Start with the line that contains "Clone this chart in matplotlib." and end with the line that contains "plt.rcParams['font.family'] = ['Liberation"; retype those lines and the ones between them exactly, without any pictures.

## Supplied records
● ● ● ●
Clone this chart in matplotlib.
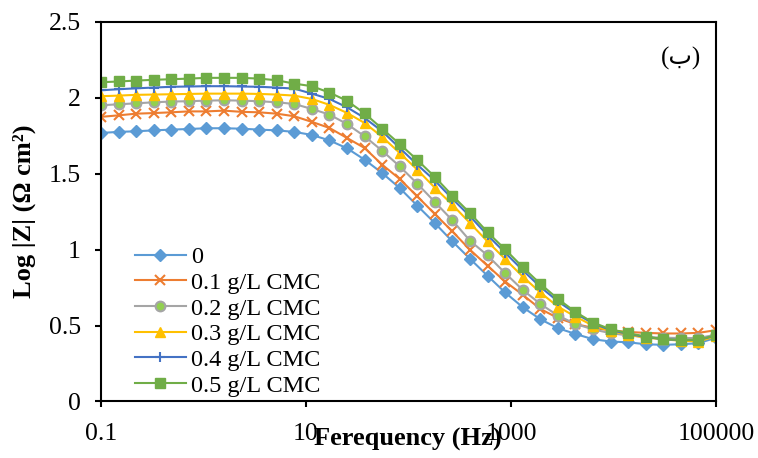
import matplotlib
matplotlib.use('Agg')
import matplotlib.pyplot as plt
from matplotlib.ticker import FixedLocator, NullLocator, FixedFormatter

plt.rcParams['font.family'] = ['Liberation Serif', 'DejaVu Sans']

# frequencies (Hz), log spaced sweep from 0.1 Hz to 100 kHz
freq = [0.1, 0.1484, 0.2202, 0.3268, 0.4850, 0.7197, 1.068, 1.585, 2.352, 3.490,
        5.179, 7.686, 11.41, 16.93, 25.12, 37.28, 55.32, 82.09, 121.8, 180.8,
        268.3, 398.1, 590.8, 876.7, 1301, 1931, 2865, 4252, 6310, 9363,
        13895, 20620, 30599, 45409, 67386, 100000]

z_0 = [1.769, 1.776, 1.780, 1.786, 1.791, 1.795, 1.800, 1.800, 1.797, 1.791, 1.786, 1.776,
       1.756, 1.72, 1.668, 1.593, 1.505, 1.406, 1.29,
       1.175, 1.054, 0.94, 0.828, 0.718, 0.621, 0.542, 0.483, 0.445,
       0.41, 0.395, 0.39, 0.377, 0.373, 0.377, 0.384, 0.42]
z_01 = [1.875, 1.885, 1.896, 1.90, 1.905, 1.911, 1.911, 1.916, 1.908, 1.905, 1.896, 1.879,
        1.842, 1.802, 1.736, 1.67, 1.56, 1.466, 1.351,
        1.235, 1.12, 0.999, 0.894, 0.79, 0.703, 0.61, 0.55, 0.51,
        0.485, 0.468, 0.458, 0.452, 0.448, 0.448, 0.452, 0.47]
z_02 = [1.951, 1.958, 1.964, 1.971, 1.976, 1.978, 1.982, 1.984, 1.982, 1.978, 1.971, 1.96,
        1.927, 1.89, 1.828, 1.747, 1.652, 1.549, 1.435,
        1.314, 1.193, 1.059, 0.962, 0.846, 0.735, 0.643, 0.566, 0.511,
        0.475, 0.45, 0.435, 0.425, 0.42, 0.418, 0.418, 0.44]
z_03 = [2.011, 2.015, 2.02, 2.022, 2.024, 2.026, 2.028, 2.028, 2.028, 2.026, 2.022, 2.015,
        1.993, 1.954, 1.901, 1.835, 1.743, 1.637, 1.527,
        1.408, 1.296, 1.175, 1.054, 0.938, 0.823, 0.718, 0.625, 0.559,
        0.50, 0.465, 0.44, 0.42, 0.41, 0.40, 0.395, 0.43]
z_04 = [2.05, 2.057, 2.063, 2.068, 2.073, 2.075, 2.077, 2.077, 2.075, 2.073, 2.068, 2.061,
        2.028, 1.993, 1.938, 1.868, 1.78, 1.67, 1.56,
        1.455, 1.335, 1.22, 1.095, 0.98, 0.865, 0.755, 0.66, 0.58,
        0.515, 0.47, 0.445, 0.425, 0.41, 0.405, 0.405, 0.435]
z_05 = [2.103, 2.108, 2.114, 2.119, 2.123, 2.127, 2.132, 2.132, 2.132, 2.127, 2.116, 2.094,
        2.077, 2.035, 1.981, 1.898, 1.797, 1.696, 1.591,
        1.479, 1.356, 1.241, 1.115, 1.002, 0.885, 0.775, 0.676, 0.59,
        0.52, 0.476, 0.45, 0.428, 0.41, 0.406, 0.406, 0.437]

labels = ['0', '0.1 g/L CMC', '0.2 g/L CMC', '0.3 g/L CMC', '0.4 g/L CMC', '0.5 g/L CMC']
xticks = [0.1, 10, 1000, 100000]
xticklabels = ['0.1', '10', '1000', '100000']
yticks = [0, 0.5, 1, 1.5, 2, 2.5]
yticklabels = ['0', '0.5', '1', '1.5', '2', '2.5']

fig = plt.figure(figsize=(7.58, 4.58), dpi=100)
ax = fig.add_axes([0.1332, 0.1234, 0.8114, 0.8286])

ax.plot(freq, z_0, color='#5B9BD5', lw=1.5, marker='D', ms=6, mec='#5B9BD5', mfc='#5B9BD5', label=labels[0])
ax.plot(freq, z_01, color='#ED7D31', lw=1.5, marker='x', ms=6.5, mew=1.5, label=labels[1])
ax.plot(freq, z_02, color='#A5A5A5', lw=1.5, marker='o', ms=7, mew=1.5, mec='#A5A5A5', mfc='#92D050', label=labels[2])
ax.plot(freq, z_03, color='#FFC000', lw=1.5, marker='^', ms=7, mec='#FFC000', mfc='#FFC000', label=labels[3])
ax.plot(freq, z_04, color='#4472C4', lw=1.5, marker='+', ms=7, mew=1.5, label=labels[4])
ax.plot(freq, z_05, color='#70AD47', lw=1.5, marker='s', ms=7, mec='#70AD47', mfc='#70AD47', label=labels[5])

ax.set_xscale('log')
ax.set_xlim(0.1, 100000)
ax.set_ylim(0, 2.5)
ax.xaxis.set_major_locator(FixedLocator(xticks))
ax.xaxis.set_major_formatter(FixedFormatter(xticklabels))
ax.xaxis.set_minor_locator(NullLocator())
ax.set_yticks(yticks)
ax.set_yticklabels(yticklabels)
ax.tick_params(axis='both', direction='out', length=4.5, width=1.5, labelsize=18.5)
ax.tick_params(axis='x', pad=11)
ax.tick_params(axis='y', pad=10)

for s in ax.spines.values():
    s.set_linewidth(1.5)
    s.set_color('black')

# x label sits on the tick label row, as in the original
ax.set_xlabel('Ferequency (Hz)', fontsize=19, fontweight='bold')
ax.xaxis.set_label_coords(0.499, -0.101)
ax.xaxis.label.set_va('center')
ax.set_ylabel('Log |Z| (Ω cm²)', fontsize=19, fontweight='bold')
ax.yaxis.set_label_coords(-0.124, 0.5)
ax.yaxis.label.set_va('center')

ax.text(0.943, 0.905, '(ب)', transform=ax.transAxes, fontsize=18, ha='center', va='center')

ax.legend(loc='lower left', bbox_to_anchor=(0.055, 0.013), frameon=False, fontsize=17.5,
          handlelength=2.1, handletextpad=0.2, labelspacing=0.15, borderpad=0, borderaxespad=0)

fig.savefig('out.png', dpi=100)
● ● ● ●
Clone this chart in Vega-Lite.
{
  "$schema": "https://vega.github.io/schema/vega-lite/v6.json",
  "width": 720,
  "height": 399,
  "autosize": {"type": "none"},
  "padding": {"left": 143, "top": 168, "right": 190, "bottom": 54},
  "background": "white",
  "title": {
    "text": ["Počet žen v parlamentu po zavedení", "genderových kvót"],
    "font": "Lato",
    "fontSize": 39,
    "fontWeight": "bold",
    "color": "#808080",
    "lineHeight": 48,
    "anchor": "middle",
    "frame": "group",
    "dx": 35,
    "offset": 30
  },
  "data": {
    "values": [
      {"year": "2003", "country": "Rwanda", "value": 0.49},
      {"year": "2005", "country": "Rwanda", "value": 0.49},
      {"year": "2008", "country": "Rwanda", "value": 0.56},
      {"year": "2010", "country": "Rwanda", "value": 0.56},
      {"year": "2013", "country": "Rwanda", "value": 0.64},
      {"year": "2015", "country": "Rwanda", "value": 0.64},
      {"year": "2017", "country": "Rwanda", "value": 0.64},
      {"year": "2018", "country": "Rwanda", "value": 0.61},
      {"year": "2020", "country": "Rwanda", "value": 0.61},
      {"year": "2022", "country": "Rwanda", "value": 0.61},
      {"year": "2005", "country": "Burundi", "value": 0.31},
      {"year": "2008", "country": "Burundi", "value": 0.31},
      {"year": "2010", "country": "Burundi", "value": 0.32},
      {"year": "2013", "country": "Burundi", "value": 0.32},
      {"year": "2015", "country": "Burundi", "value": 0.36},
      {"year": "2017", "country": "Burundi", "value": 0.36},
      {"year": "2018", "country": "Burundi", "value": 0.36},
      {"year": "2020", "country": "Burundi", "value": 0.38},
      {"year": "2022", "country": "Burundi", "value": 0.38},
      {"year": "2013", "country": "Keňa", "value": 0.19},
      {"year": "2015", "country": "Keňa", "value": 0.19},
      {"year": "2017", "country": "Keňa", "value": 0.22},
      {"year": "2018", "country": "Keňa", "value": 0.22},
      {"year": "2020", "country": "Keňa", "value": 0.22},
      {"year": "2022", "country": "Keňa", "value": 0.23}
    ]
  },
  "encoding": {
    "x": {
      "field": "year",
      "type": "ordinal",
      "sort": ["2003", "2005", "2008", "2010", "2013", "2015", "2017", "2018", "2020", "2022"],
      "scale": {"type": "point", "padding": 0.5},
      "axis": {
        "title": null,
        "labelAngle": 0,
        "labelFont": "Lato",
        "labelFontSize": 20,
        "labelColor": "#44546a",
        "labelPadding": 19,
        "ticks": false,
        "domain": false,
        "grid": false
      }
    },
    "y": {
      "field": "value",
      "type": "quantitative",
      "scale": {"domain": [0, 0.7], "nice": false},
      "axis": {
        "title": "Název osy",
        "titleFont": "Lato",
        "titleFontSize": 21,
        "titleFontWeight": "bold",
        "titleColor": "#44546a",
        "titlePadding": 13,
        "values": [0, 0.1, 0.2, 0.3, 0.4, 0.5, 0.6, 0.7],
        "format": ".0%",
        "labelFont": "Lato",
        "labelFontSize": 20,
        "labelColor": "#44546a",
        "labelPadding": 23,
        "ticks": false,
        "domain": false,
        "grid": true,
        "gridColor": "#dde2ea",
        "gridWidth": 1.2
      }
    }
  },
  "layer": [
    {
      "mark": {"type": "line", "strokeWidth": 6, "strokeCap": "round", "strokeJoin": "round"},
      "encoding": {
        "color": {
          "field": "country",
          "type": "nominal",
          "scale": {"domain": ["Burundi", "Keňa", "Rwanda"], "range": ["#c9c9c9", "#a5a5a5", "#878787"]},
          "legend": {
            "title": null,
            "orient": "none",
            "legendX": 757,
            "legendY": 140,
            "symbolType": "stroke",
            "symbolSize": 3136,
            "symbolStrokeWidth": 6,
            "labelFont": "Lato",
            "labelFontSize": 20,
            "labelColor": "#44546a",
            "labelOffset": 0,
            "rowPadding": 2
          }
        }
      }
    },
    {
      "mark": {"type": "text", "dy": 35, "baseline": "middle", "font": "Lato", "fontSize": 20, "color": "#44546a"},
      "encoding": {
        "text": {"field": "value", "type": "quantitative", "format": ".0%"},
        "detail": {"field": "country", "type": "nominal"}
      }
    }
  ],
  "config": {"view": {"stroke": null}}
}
● ● ● ●
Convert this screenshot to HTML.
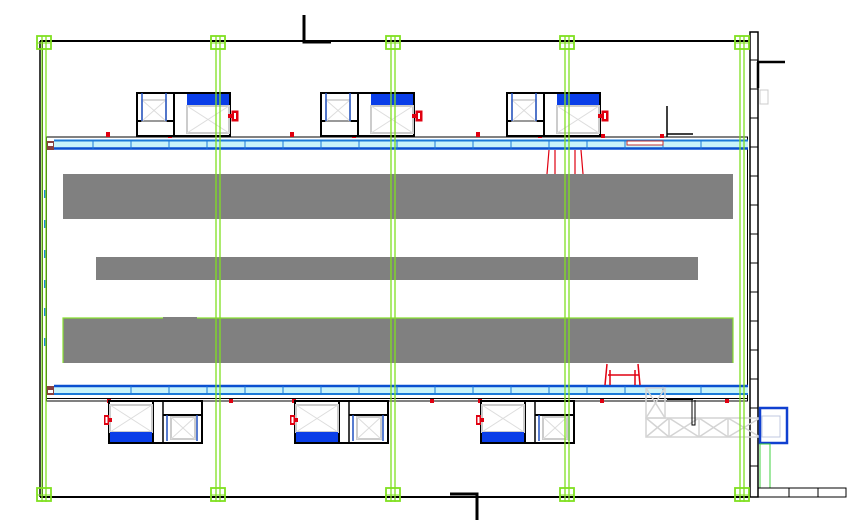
● ● ● ●
## Full response
Clone this chart in matplotlib.
import matplotlib
matplotlib.use('Agg')
import matplotlib.pyplot as plt
from matplotlib.ticker import FixedLocator, NullLocator, FixedFormatter

plt.rcParams['font.family'] = ['Liberation Serif', 'DejaVu Sans']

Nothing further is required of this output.